¿Cómo podríamos entender aquellas posiciones que niegan o interpretan totalmente a la inversa los acontecimientos que sufre el país como resultado de la Ley 462, del memorándum de entendimiento y la reapertura de la mina?
¿Cuántas evidencias más se necesitan para demostrar que el llamado consenso no fue real, que sí hubo propuestas y que fueron presentadas, pero su contenido no importaría frente a lo que ya estaba escrito por el gobierno? ¿Qué más se puede hacer para demostrar el uso excesivo de la fuerza, además de videos y denuncias? Y ni hablar de la manipulación y la saña por parte de los medios tradicionales de comunicación (incluyendo sus bots e influencers), a los que ya no quieren ver rondando las marchas por la merecida desconfianza: narrativas que descalifican y descontextualizan, además del eco que hacen del desdén gubernamental, la patanería e incluso las amenazas que desde el poder se lanzaban.
¿Cómo podemos explicar, al día de hoy, que aún hay quienes defienden ciegamente a los causantes de la crisis y criminalizan las legítimas manifestaciones, siendo estas el resultado lógico de la sordera, soberbia e imposición gubernamental? La frialdad con la que mienten o tergiversan las cosas es surrealista. Jamás hubiésemos creído que este fenómeno, más que sufrirlo como país víctima de los cuentos chinos de Donald Trump, también terminaríamos usándolo como estrategia de gobierno.

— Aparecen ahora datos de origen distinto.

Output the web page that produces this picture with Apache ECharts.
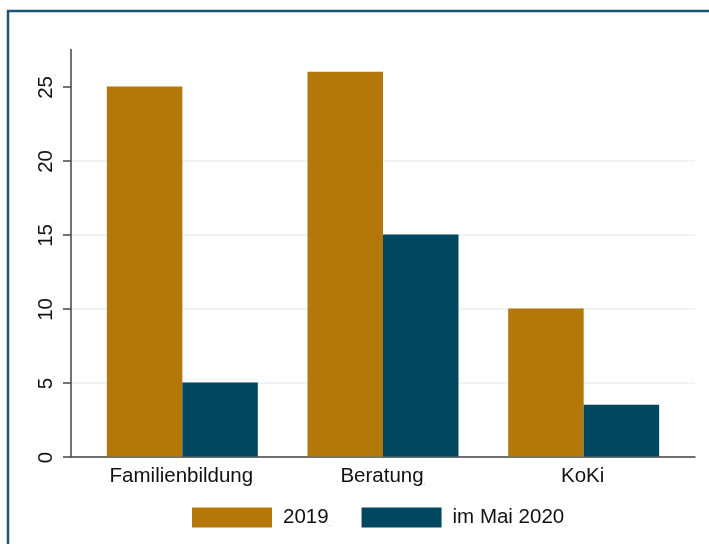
<!DOCTYPE html>
<html>
<head>
<meta charset="utf-8">
<script src="https://cdn.jsdelivr.net/npm/echarts@6/dist/echarts.min.js"></script>
<style>
  html, body { margin: 0; padding: 0; background: #fff; }
  #main { width: 709px; height: 544px; }
</style>
</head>
<body>
<div id="main"></div>
<script>
// data
var categories = ['Familienbildung', 'Beratung', 'KoKi'];
var seriesNames = ['2019', 'im Mai 2020'];
var values2019 = [25, 26, 10];
var valuesMai2020 = [5, 15, 3.5];
var yTicks = [0, 5, 10, 15, 20, 25];

var gold = '#b4770a';
var navy = '#01475f';
var font = 'Liberation Sans, Arial, sans-serif';

var chartDom = document.getElementById('main');
var myChart = echarts.init(chartDom);

// small trailing dot that sits after every label
var rich = {
  a: { fontSize: 20.5, color: '#111', fontFamily: font },
  d: { fontSize: 7, color: '#8a8a8a', fontFamily: font, verticalAlign: 'bottom' }
};
function dotted(s) { return '{a|' + s + '}{d|.}'; }

var option = {
  backgroundColor: '#fff',
  animation: false,
  graphic: [{
    type: 'rect',
    shape: { x: 8, y: 11, width: 730, height: 560 },
    style: { fill: 'none', stroke: '#1d5578', lineWidth: 2.5 },
    silent: true
  }],
  legend: {
    data: seriesNames,
    left: 187,
    top: 502,
    itemWidth: 80,
    itemHeight: 20,
    itemGap: 31,
    icon: 'rect',
    formatter: function (name) { return dotted(name); },
    textStyle: { rich: rich, padding: [0, 0, 0, 6] }
  },
  grid: [
    { left: 71, right: 14, top: 49.5, bottom: 87.5 },
    { left: 82, right: 25, top: 49.5, bottom: 87.5 }
  ],
  xAxis: [
    {
      gridIndex: 0, type: 'value', min: 0, max: 1,
      axisLine: { show: true, lineStyle: { color: '#444', width: 1.5 } },
      axisTick: { show: false }, axisLabel: { show: false }, splitLine: { show: false }
    },
    {
      gridIndex: 1, type: 'category', data: categories,
      axisLine: { show: false }, axisTick: { show: false },
      axisLabel: {
        margin: 9,
        formatter: function (v) { return dotted(v); },
        rich: rich
      }
    }
  ],
  yAxis: [
    {
      gridIndex: 0, type: 'value', min: 0, max: 27.5, interval: 5,
      axisLine: { show: true, lineStyle: { color: '#444', width: 1.5 } },
      axisTick: { show: true, length: 8, customValues: yTicks, lineStyle: { color: '#444', width: 1.5 } },
      axisLabel: {
        rotate: 90, margin: 14, customValues: yTicks,
        formatter: function (v) { return dotted(v); },
        rich: rich
      },
      splitLine: { show: true, showMaxLine: false, lineStyle: { color: '#e9f0f3', width: 1.5 } }
    },
    {
      gridIndex: 1, type: 'value', min: 0, max: 27.5, show: false
    }
  ],
  series: [
    {
      name: seriesNames[0], type: 'bar', xAxisIndex: 1, yAxisIndex: 1,
      data: values2019, barWidth: 75.5, barGap: '0%',
      itemStyle: { color: gold }
    },
    {
      name: seriesNames[1], type: 'bar', xAxisIndex: 1, yAxisIndex: 1,
      data: valuesMai2020, barWidth: 75.5, barGap: '0%',
      itemStyle: { color: navy }
    }
  ]
};

option && myChart.setOption(option);
</script>
</body>
</html>
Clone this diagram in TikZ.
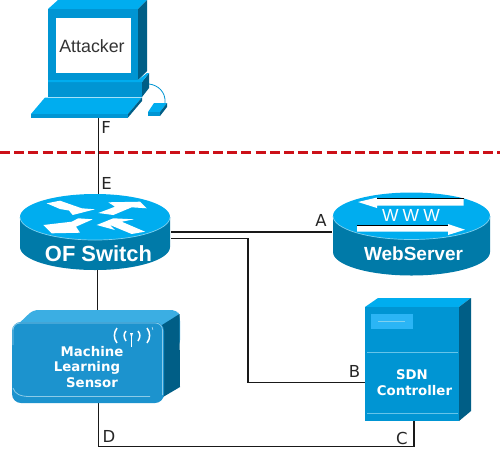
\documentclass[tikz,border=0pt]{standalone}
\usepackage{fontspec}
\setmainfont{DejaVu Sans}
\newfontfamily\arialfont{Liberation Sans}
\definecolor{ctop}{HTML}{00ADEF}
\definecolor{cfront}{HTML}{0095D3}
\definecolor{cside}{HTML}{005E86}
\definecolor{cbody}{HTML}{007AA8}
\definecolor{cedge}{HTML}{7FD0EE}
\definecolor{sensortop}{HTML}{3BAEE3}
\definecolor{sfront}{HTML}{1C93CE}
\definecolor{sline}{HTML}{8CCBE8}
\definecolor{dashred}{HTML}{CC1018}
\definecolor{panel}{HTML}{2BB5F5}
\tikzset{
  box/.style={inner sep=0pt,outer sep=0pt},
  wire/.style={draw=black!90,line width=1.1pt},
  lab/.style={inner sep=0pt,text=black!85,font=\fontsize{16.5}{17}\selectfont},
  devtext/.style={inner sep=0pt,text=white,font=\bfseries\fontsize{13.3}{14}\selectfont},
  bigtext/.style={inner sep=0pt,text=white,font=\arialfont\bfseries\fontsize{21.9}{22}\selectfont},
  webtext/.style={inner sep=0pt,text=white,font=\arialfont\bfseries\fontsize{19}{20}\selectfont},
}
\begin{document}
\begin{tikzpicture}[x=1pt,y=-1pt]
\useasboundingbox (0,0) rectangle (500,448);
\fill[white] (0,0) rectangle (500,448);
% invisible device frames
\node[box,minimum width=115pt,minimum height=117pt] (attacker) at (90,58.5) {};
\node[box,minimum width=150pt,minimum height=76pt] (switch) at (95,232) {};
\node[box,minimum width=157pt,minimum height=82pt] (web) at (411.5,234) {};
\node[box,minimum width=168pt,minimum height=93pt] (sensor) at (96,356.5) {};
\node[box,minimum width=94pt,minimum height=123pt] (ctrl) at (412,359.5) {};
\coordinate (swTop) at (98.5,194);
\coordinate (atBot) at (98.5,117);
\coordinate (swA) at (171,232);
\coordinate (webA) at (332,232);
\coordinate (swB) at (171,238.5);
\coordinate (ctrlB) at (365,382.5);
\coordinate (swS) at (97.5,270);
\coordinate (senS) at (97.5,310);
\coordinate (senD) at (98.5,403);
\coordinate (ctrlC) at (414,421);
\coordinate (bend) at (248,238.5);
\coordinate (low) at (98.5,446.5);
% dashed separator
\coordinate (dl) at (0,152.5);
\coordinate (dr) at (500,152.5);
\draw[dashred,line width=2.8pt,dash pattern=on 10pt off 4.2pt] (dl) -- (dr);
% connectors
\draw[wire] (atBot) -- (swTop);
\draw[wire] (swA) -- (webA);
\draw[wire] (swB) -- (bend) |- (ctrlB);
\draw[wire] (swS) -- (senS);
\draw[wire] (senD) -- (low) -| (ctrlC);
% Computer
\fill[ctop] (48,9) -- (58,0) -- (147,0) -- (138,9) -- cycle;
\fill[cside] (138,9) -- (147,0) -- (147,71) -- (138,80) -- cycle;
\fill[cfront] (48,9) rectangle (138,80);
\fill[white] (56,18) rectangle (131,73);
\fill[cfront] (48,82) rectangle (142,97);
\fill[cside] (142,82) -- (149,73) -- (149,88) -- (142,97) -- cycle;
\fill[ctop] (48,80) -- (138,80) -- (147,73) -- (149,73) -- (142,82) -- (48,82) -- cycle;
\fill[ctop] (45,97.5) -- (142,97.5) -- (128,114) -- (31,114) -- cycle;
\fill[cfront] (31,114) rectangle (128,117.5);
\fill[cside] (128,114) -- (142,97.5) -- (142,101) -- (128,117.5) -- cycle;
\draw[cfront,line width=.8pt] (149,84) .. controls (158,85) and (166,92) .. (165,103);
\fill[ctop] (154,103) -- (167,103) -- (160,112) -- (148,112) -- cycle;
\fill[cfront] (148,112) rectangle (160,116);
\fill[cside] (160,112) -- (167,103) -- (167,107) -- (160,116) -- cycle;
\node[inner sep=0pt,text=black!80,font=\arialfont\fontsize{17.8}{18}\selectfont] (attlabel) at (92,46.5) {Attacker};
% Switch
\fill[cbody] (20,217) -- (20,247) arc[start angle=180,end angle=0,x radius=75,y radius=23] -- (170,217) -- cycle;
\fill[ctop] (95,217) ellipse [x radius=75,y radius=23];
\draw[cedge,line width=.7pt] (20,217) arc[start angle=180,end angle=0,x radius=75,y radius=23];
\foreach \p in {
 {(46.7,203.3) -- (60,200.7) -- (81.7,208.3) -- (95,209.3) -- (72.7,215) -- (69,210.5) -- (60,209)},
 {(98.3,213) -- (115,206.7) -- (108.3,202.3) -- (140,201.7) -- (146.7,208.3) -- (131.7,207.3) -- (113.3,215)},
 {(43.3,225) -- (71.7,221.7) -- (78.3,218.3) -- (92.7,219.3) -- (76,226.7) -- (80,232.7) -- (51.7,233.3)},
 {(96.7,225) -- (113.3,218.3) -- (134,219.3) -- (121.7,221.7) -- (145,231.7) -- (131.7,234) -- (110,225) -- (115,230)}
}{\fill[white] \p -- cycle;}
\node[bigtext] (swlabel) at (98.5,253.5) {OF Switch};
% Web server
\fill[cbody] (333,216) -- (333,252) arc[start angle=180,end angle=0,x radius=78.5,y radius=23.5] -- (490,216) -- cycle;
\fill[ctop] (411.5,216) ellipse [x radius=78.5,y radius=23.5];
\draw[cedge,line width=.7pt] (333,216) arc[start angle=180,end angle=0,x radius=78.5,y radius=23.5];
\fill[white] (463.7,199) -- (377,199) -- (377,197.5) -- (358,202) -- (377,208) -- (377,205.5) -- (463.7,205.5) -- cycle;
\draw[black,line width=.8pt] (377,198) -- (463.7,198);
\fill[white] (357,226) -- (448,226) -- (448,224) -- (465,229.7) -- (448,235) -- (448,231.5) -- (357,231.5) -- cycle;
\draw[black,line width=.8pt] (357,225.5) -- (448,225.5);
\node[inner sep=0pt,text=white,font=\arialfont\fontsize{17.5}{18}\selectfont] (www) at (411,215.5) {W\hspace{4pt}W\hspace{4pt}W};
\node[webtext] (weblabel) at (413.5,254) {WebServer};
% Sensor
\fill[sensortop,rounded corners=5pt] (12,330) -- (33,310) -- (177,310) -- (180,316) -- (180,345) -- (163,360) -- (12,360) -- cycle;
\fill[cside] (162,325) -- (179.5,314) -- (180,387) -- (163,397) -- cycle;
\fill[sfront,rounded corners=9pt] (12,322) rectangle (164,403);
\draw[sline,line width=.8pt] (13,388) .. controls (15,394) and (20,396.5) .. (30,396.5) -- (150,396.5);
\draw[sline,line width=.8pt,rounded corners=7pt] (13,345) -- (13,323) -- (162.5,323) -- (162.5,395);
\draw[white,line width=1.5pt] (117,328) .. controls (113.5,333) and (113.5,338) .. (117,343);
\draw[white,line width=1.5pt] (126,331) .. controls (123.5,334) and (123.5,337) .. (126,341);
\draw[white,line width=1.5pt] (138,331) .. controls (140.5,334) and (140.5,337) .. (138,341);
\draw[white,line width=1.5pt] (147,328) .. controls (150.5,333) and (150.5,338) .. (147,343);
\draw[white,line width=.8pt] (131.5,335) -- (131.5,347);
\fill[white] (130,333) -- (133,333) -- (131.5,338) -- cycle;
\draw[white,line width=.4pt] (152,327) -- (153,330);
\node[devtext] (m1) at (92,352) {Machine};
\node[devtext] (m2) at (87,368) {Learning};
\node[devtext] (m3) at (92,383) {Sensor};
% Controller
\fill[ctop] (365,307) -- (378,298) -- (471,298) -- (459,307) -- cycle;
\fill[cside] (459,307) -- (471,298) -- (471,411) -- (459,421) -- cycle;
\fill[cfront] (365,307) rectangle (459,421);
\fill[panel] (370.5,314) rectangle (413,329);
\draw[cedge,line width=.7pt] (378,321.5) -- (405,321.5);
\draw[cedge!80!cfront,line width=.9pt] (367,352.5) -- (457.5,352.5);
\draw[cedge!80!cfront,line width=.9pt] (367,413.5) -- (457.5,413.5);
\node[devtext] (c1) at (412,375) {SDN};
\node[devtext] (c2) at (414.5,390.5) {Controller};
% letters
\node[lab] (lF) at (106,127.5) {F};
\node[lab] (lE) at (106.5,183.5) {E};
\node[lab] (lA) at (321,220) {A};
\node[lab] (lB) at (354.5,371) {B};
\node[lab] (lC) at (402,438) {C};
\node[lab] (lD) at (109,436) {D};
\end{tikzpicture}
\end{document}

Creo que una de las respuestas frente al poco importar de las evidencias, que se supone deberían desenmascarar al régimen, o al descarte automático de toda explicación que no esté alineada con la narrativa oficial —y que, además, dichas acciones sumen adeptos a las fantasías ideológicas del régimen—, podría estar en lo que se conoce como la posverdad, que finalmente nos alcanzó o se hizo más evidente.
Una de sus características es que adquiere un sitial casi de fe religiosa, donde solo basta creer para que un hecho sea incuestionable. Aquí, de plano, no tienen mayor importancia las evidencias ni si es comprobable o no un fenómeno, sino lo que uno cree. Tu capacidad de análisis queda anulada por el peso de tus emociones y creencias personales, esas que te han inculcado desde que naciste en un entorno o contexto que va más allá de la modernidad.
A esta visión deliberadamente distorsionada para manipular el pensar y sentir de las personas, se unen —para terminar de moldear la “opinión pública”— el sesgo de confirmación y la disonancia cognitiva. Dos elementos que hacen su aporte sobre un terreno ya precondicionado en el egoísmo, la apatía y la jerarquización desde lo étnico y patriarcal. Por eso no es casual el crecimiento de la extrema derecha y sus prácticas represivas.
El poder gubernamental y mediático impone la mentira a como dé lugar para mantener el poder. En estos meses de protestas, la narrativa oficial era: “todo está bien”, “tenemos la razón”, “son cuatro gatos”, “son grupos delincuenciales”, “es el comunismo internacional”, etc. Pero la realidad era evidentemente otra: operaba la posverdad.
La lucha por una vida digna se hace más dura, pero no imposible, pues se agudizan las contradicciones y los defensores del actual esquema se hacen más evidentes en sus intenciones, generándose mayor conciencia en la población. Y por mucho neuromarketing y lawfare, su propia lógica irá aumentando el descontento sin detenerse.
La realidad que vive nuestro país nos la están maquillando, y aún hay quienes no lo ven. Pero, poco a poco, eso irá cambiando y serán más los que se ubiquen del lado correcto, del lado del pueblo.